## TASK TO CARRY OUT
Starting at the first line of the listing below, repeat each line up to and including the one containing "(0,0) rectangle (704,552);". Leave out pictures.

## INFORMATION SHOWN
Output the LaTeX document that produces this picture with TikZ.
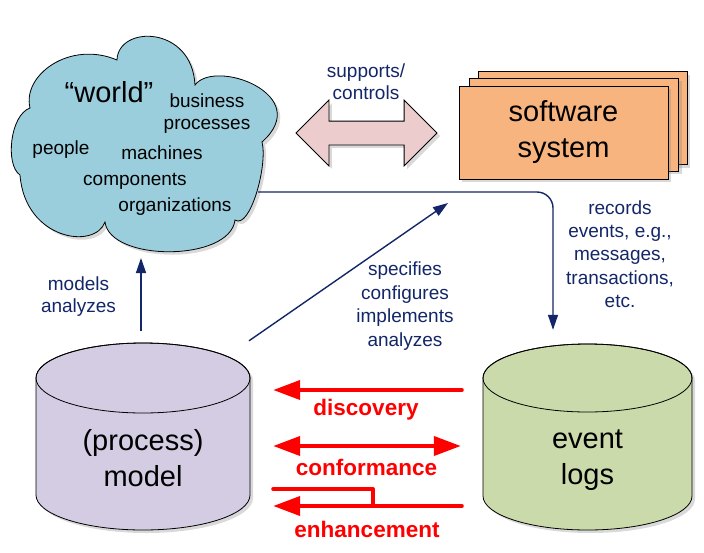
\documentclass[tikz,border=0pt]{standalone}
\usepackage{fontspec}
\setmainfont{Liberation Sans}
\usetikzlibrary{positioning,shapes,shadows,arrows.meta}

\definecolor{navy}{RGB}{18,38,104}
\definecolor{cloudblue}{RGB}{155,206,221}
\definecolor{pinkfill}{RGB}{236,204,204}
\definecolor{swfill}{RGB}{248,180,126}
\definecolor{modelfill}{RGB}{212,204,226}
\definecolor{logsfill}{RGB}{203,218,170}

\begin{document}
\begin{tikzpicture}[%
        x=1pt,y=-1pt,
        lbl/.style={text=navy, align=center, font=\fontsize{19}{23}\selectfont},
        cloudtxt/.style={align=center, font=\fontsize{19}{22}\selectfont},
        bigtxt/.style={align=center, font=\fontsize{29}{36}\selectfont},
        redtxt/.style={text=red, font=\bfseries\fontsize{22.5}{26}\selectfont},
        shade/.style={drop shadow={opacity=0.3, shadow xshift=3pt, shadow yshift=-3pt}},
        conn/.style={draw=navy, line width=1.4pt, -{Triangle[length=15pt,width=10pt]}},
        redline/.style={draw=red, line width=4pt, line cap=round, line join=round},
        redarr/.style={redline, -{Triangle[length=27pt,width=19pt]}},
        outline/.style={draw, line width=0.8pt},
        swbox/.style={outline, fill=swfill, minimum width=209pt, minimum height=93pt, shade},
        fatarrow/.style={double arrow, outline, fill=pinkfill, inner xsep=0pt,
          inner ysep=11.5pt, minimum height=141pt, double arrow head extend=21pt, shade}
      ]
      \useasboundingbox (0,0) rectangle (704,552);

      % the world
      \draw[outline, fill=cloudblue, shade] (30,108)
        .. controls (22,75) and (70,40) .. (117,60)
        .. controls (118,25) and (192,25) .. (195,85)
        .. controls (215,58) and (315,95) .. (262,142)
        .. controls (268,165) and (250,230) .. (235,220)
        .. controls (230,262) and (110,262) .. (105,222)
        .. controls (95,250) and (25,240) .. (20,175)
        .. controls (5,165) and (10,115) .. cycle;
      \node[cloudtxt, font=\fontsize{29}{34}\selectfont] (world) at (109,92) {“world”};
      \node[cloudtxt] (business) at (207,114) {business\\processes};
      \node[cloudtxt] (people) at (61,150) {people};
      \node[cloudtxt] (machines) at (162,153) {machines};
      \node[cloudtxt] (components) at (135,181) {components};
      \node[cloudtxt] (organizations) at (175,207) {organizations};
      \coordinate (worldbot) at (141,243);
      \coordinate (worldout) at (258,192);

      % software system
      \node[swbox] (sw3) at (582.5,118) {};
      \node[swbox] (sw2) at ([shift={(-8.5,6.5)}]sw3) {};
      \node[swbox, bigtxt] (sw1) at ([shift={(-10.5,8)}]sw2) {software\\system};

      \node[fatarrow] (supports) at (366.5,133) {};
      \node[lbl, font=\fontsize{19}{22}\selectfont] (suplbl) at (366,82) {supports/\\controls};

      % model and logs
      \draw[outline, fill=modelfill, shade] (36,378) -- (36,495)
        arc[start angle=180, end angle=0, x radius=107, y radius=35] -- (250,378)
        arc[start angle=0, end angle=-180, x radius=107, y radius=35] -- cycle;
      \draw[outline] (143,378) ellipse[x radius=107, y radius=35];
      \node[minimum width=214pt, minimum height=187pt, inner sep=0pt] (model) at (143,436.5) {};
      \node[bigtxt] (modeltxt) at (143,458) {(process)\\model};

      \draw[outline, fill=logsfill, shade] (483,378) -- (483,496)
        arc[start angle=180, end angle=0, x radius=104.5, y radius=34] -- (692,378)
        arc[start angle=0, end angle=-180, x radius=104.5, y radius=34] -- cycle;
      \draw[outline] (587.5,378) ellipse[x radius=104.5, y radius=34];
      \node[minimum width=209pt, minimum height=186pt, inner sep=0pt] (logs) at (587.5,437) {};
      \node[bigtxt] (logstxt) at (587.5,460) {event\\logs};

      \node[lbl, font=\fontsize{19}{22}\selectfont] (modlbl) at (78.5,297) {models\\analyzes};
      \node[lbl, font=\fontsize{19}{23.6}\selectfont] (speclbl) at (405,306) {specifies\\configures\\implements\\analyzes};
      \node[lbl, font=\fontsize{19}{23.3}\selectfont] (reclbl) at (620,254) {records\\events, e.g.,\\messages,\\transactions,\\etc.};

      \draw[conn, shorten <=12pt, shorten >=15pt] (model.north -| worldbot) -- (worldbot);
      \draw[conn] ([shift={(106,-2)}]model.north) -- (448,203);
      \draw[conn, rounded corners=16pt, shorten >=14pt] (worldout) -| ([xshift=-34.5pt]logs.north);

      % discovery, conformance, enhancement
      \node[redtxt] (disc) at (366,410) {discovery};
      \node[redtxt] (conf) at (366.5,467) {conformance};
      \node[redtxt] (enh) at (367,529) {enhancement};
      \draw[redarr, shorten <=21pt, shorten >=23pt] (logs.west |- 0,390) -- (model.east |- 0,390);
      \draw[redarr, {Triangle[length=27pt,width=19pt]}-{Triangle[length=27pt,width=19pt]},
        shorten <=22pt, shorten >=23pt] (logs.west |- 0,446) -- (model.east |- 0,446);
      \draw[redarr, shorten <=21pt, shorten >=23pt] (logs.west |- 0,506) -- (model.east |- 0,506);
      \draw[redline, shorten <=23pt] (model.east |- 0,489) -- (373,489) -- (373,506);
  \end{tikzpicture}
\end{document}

## RESPONSE TO THE TASK
Output the LaTeX document that produces this picture with TikZ.
\documentclass[tikz,border=0pt]{standalone}
\usepackage{fontspec}
\setmainfont{Liberation Sans}
\usetikzlibrary{positioning,shapes,shadows,arrows.meta}

\definecolor{navy}{RGB}{18,38,104}
\definecolor{cloudblue}{RGB}{155,206,221}
\definecolor{pinkfill}{RGB}{236,204,204}
\definecolor{swfill}{RGB}{248,180,126}
\definecolor{modelfill}{RGB}{212,204,226}
\definecolor{logsfill}{RGB}{203,218,170}

\begin{document}
\begin{tikzpicture}[%
        x=1pt,y=-1pt,
        lbl/.style={text=navy, align=center, font=\fontsize{19}{23}\selectfont},
        cloudtxt/.style={align=center, font=\fontsize{19}{22}\selectfont},
        bigtxt/.style={align=center, font=\fontsize{29}{36}\selectfont},
        redtxt/.style={text=red, font=\bfseries\fontsize{22.5}{26}\selectfont},
        shade/.style={drop shadow={opacity=0.3, shadow xshift=3pt, shadow yshift=-3pt}},
        conn/.style={draw=navy, line width=1.4pt, -{Triangle[length=15pt,width=10pt]}},
        redline/.style={draw=red, line width=4pt, line cap=round, line join=round},
        redarr/.style={redline, -{Triangle[length=27pt,width=19pt]}},
        outline/.style={draw, line width=0.8pt},
        swbox/.style={outline, fill=swfill, minimum width=209pt, minimum height=93pt, shade},
        fatarrow/.style={double arrow, outline, fill=pinkfill, inner xsep=0pt,
          inner ysep=11.5pt, minimum height=141pt, double arrow head extend=21pt, shade}
      ]
      \useasboundingbox (0,0) rectangle (704,552);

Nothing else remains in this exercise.